#### THE TASK
Print the entries that appear below, exactly as written and without their pictures.

#### DATASET
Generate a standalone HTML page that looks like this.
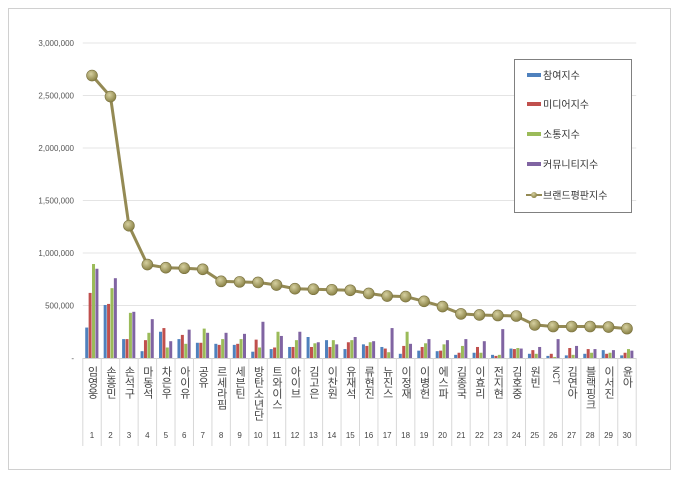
<!DOCTYPE html>
<html><head><meta charset="utf-8"><style>
body{margin:0;background:#fff;width:680px;height:477px;overflow:hidden}
svg text{font-family:"Liberation Sans","Noto Sans CJK KR",sans-serif}
</style></head><body>
<svg id="c" width="680" height="477">
<defs>
<radialGradient id="mk" cx="40%" cy="35%" r="65%"><stop offset="0" stop-color="#d6d0a0"/><stop offset="1" stop-color="#8a8246"/></radialGradient>
</defs>
<rect x="8.5" y="8.5" width="662" height="461" fill="#fff" stroke="#d0d0d0"/>
</svg>
<script>
const names=["임영웅","손흥민","손석구","마동석","차은우","아이유","공유","르세라핌","세븐틴","방탄소년단","트와이스","아이브","김고은","이찬원","유재석","류현진","뉴진스","이정재","이병헌","에스파","김종국","이효리","전지현","김호중","원빈","NCT","김연아","블랙핑크","이서진","윤아"];
const participation=[290000,505000,180000,65000,250000,180000,145000,135000,125000,60000,85000,105000,200000,170000,85000,130000,105000,40000,70000,65000,30000,50000,30000,90000,40000,20000,25000,40000,75000,25000];
const media=[620000,515000,180000,170000,285000,220000,145000,125000,135000,175000,100000,105000,105000,105000,150000,115000,90000,115000,105000,70000,50000,105000,20000,85000,75000,40000,95000,85000,40000,50000];
const communication=[895000,665000,430000,240000,100000,135000,280000,180000,180000,100000,250000,170000,140000,170000,170000,150000,55000,250000,140000,130000,115000,50000,30000,95000,40000,10000,30000,50000,50000,85000];
const community=[850000,760000,440000,370000,160000,270000,240000,240000,230000,345000,210000,250000,150000,130000,200000,160000,285000,135000,180000,170000,180000,160000,275000,90000,105000,180000,115000,85000,75000,70000];
const brand=[2690000,2490000,1260000,890000,860000,855000,845000,730000,725000,720000,695000,660000,655000,650000,645000,615000,590000,585000,540000,490000,420000,410000,405000,400000,315000,300000,300000,300000,295000,280000];
const yTicks=[0,500000,1000000,1500000,2000000,2500000,3000000];
const NS="http://www.w3.org/2000/svg",svg=document.getElementById('c');
const x0=82.8,x1=636.2,yb=358,yt=43,vmax=3000000,step=(x1-x0)/names.length;
const X=i=>x0+step*(i+0.5),Y=v=>yb-(v/vmax)*(yb-yt);
function mk(t,a,p){const e=document.createElementNS(NS,t);for(const k in a)e.setAttribute(k,a[k]);(p||svg).appendChild(e);return e;}
yTicks.forEach(v=>{
  if(v>0){const g=mk('line',{x1:x0,x2:x1,y1:Y(v),y2:Y(v),stroke:'#e4e4e4'});
  
  }
  const t=mk('text',{x:74,y:Y(v)+3,'text-anchor':'end','font-size':'8',fill:'#555'});
  t.textContent=v===0?'-':v.toLocaleString('en-US');
  
  
});
const ax=mk('line',{x1:x0,x2:x1,y1:yb+.5,y2:yb+.5,stroke:'#d0d0d0'});


for(let i=0;i<=names.length;i++){
  const l=mk('line',{x1:x0+step*i,x2:x0+step*i,y1:yb,y2:446,stroke:'#d8d8d8'});
  
  
}
const series=[[participation,'#4f81bd'],[media,'#c0504d'],[communication,'#9bbb59'],[community,'#8064a2']];
const bw=3.4;
names.forEach((n,i)=>{
  series.forEach((s,k)=>{
    const v=s[0][i],x=X(i)-2*bw+k*bw;
    const r=mk('rect',{x:x,y:Y(v),width:bw-0.4,height:yb-Y(v),fill:s[1]});
    
    
  });
  const latin=/^[A-Za-z]+$/.test(n);
  const t=mk('text',{x:X(i),y:366,'font-size':latin?'9':'11',fill:'#444','writing-mode':'tb','text-anchor':'start'});
  t.style.textOrientation=latin?'sideways':'upright';
  t.textContent=n;
  
  
  const nn=mk('text',{x:X(i),y:438,'font-size':'8',fill:'#444','text-anchor':'middle'});
  nn.textContent=String(i+1);
  
  
});
const pl=mk('polyline',{points:brand.map((v,i)=>X(i)+','+Y(v)).join(' '),fill:'none',stroke:'#948a54','stroke-width':3});


brand.forEach((v,i)=>{
  const c=mk('circle',{cx:X(i),cy:Y(v),r:5.5,fill:'url(#mk)',stroke:'#7a7240','stroke-width':0.6});
  
  
});
const lg=mk('g',{});


mk('rect',{x:514.5,y:59.5,width:117,height:153,fill:'#fff',stroke:'#808080'},lg);
const labs=['참여지수','미디어지수','소통지수','커뮤니티지수','브랜드평판지수'];
const ly=[75,104,134,164,195];
labs.forEach((l,k)=>{
  const g=mk('g',{},lg);
  
  
  if(k<4) mk('rect',{x:527,y:ly[k]-2,width:14,height:4,fill:series[k][1]},g);
  else{mk('line',{x1:526,x2:542,y1:ly[k],y2:ly[k],stroke:'#948a54','stroke-width':2},g);mk('circle',{cx:534,cy:ly[k],r:3,fill:'url(#mk)'},g);}
  const t=mk('text',{x:543,y:ly[k]+4,'font-size':'10',fill:'#333'},g);
  t.textContent=l;
});
</script>
</body></html>
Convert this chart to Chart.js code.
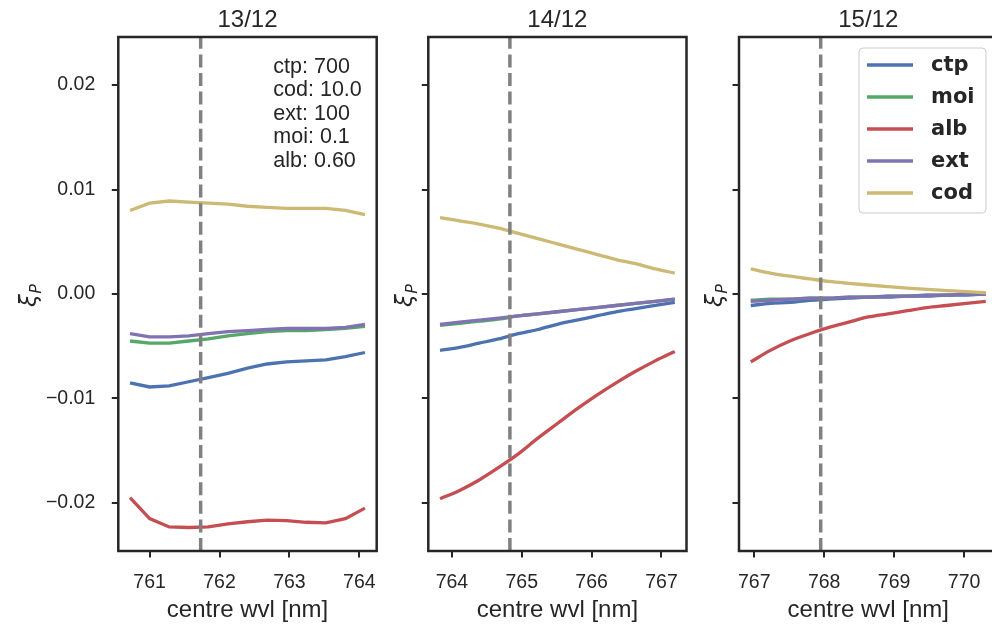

#### WRITTEN RESPONSE
Generate a standalone HTML page that looks like this.
<!DOCTYPE html>
<html><head><meta charset="utf-8"><style>
body{margin:0;background:#fff;width:680px;height:477px;overflow:hidden}
svg text{font-family:"Liberation Sans","Noto Sans CJK KR",sans-serif}
</style></head><body>
<svg id="c" width="680" height="477">
<defs>
<radialGradient id="mk" cx="40%" cy="35%" r="65%"><stop offset="0" stop-color="#d6d0a0"/><stop offset="1" stop-color="#8a8246"/></radialGradient>
</defs>
<rect x="8.5" y="8.5" width="662" height="461" fill="#fff" stroke="#d0d0d0"/>
</svg>
<script>
const names=["임영웅","손흥민","손석구","마동석","차은우","아이유","공유","르세라핌","세븐틴","방탄소년단","트와이스","아이브","김고은","이찬원","유재석","류현진","뉴진스","이정재","이병헌","에스파","김종국","이효리","전지현","김호중","원빈","NCT","김연아","블랙핑크","이서진","윤아"];
const participation=[290000,505000,180000,65000,250000,180000,145000,135000,125000,60000,85000,105000,200000,170000,85000,130000,105000,40000,70000,65000,30000,50000,30000,90000,40000,20000,25000,40000,75000,25000];
const media=[620000,515000,180000,170000,285000,220000,145000,125000,135000,175000,100000,105000,105000,105000,150000,115000,90000,115000,105000,70000,50000,105000,20000,85000,75000,40000,95000,85000,40000,50000];
const communication=[895000,665000,430000,240000,100000,135000,280000,180000,180000,100000,250000,170000,140000,170000,170000,150000,55000,250000,140000,130000,115000,50000,30000,95000,40000,10000,30000,50000,50000,85000];
const community=[850000,760000,440000,370000,160000,270000,240000,240000,230000,345000,210000,250000,150000,130000,200000,160000,285000,135000,180000,170000,180000,160000,275000,90000,105000,180000,115000,85000,75000,70000];
const brand=[2690000,2490000,1260000,890000,860000,855000,845000,730000,725000,720000,695000,660000,655000,650000,645000,615000,590000,585000,540000,490000,420000,410000,405000,400000,315000,300000,300000,300000,295000,280000];
const yTicks=[0,500000,1000000,1500000,2000000,2500000,3000000];
const NS="http://www.w3.org/2000/svg",svg=document.getElementById('c');
const x0=82.8,x1=636.2,yb=358,yt=43,vmax=3000000,step=(x1-x0)/names.length;
const X=i=>x0+step*(i+0.5),Y=v=>yb-(v/vmax)*(yb-yt);
function mk(t,a,p){const e=document.createElementNS(NS,t);for(const k in a)e.setAttribute(k,a[k]);(p||svg).appendChild(e);return e;}
yTicks.forEach(v=>{
  if(v>0){const g=mk('line',{x1:x0,x2:x1,y1:Y(v),y2:Y(v),stroke:'#e4e4e4'});
  
  }
  const t=mk('text',{x:74,y:Y(v)+3,'text-anchor':'end','font-size':'8',fill:'#555'});
  t.textContent=v===0?'-':v.toLocaleString('en-US');
  
  
});
const ax=mk('line',{x1:x0,x2:x1,y1:yb+.5,y2:yb+.5,stroke:'#d0d0d0'});


for(let i=0;i<=names.length;i++){
  const l=mk('line',{x1:x0+step*i,x2:x0+step*i,y1:yb,y2:446,stroke:'#d8d8d8'});
  
  
}
const series=[[participation,'#4f81bd'],[media,'#c0504d'],[communication,'#9bbb59'],[community,'#8064a2']];
const bw=3.4;
names.forEach((n,i)=>{
  series.forEach((s,k)=>{
    const v=s[0][i],x=X(i)-2*bw+k*bw;
    const r=mk('rect',{x:x,y:Y(v),width:bw-0.4,height:yb-Y(v),fill:s[1]});
    
    
  });
  const latin=/^[A-Za-z]+$/.test(n);
  const t=mk('text',{x:X(i),y:366,'font-size':latin?'9':'11',fill:'#444','writing-mode':'tb','text-anchor':'start'});
  t.style.textOrientation=latin?'sideways':'upright';
  t.textContent=n;
  
  
  const nn=mk('text',{x:X(i),y:438,'font-size':'8',fill:'#444','text-anchor':'middle'});
  nn.textContent=String(i+1);
  
  
});
const pl=mk('polyline',{points:brand.map((v,i)=>X(i)+','+Y(v)).join(' '),fill:'none',stroke:'#948a54','stroke-width':3});


brand.forEach((v,i)=>{
  const c=mk('circle',{cx:X(i),cy:Y(v),r:5.5,fill:'url(#mk)',stroke:'#7a7240','stroke-width':0.6});
  
  
});
const lg=mk('g',{});


mk('rect',{x:514.5,y:59.5,width:117,height:153,fill:'#fff',stroke:'#808080'},lg);
const labs=['참여지수','미디어지수','소통지수','커뮤니티지수','브랜드평판지수'];
const ly=[75,104,134,164,195];
labs.forEach((l,k)=>{
  const g=mk('g',{},lg);
  
  
  if(k<4) mk('rect',{x:527,y:ly[k]-2,width:14,height:4,fill:series[k][1]},g);
  else{mk('line',{x1:526,x2:542,y1:ly[k],y2:ly[k],stroke:'#948a54','stroke-width':2},g);mk('circle',{cx:534,cy:ly[k],r:3,fill:'url(#mk)'},g);}
  const t=mk('text',{x:543,y:ly[k]+4,'font-size':'10',fill:'#333'},g);
  t.textContent=l;
});
</script>
</body></html>
Convert this chart to Chart.js code.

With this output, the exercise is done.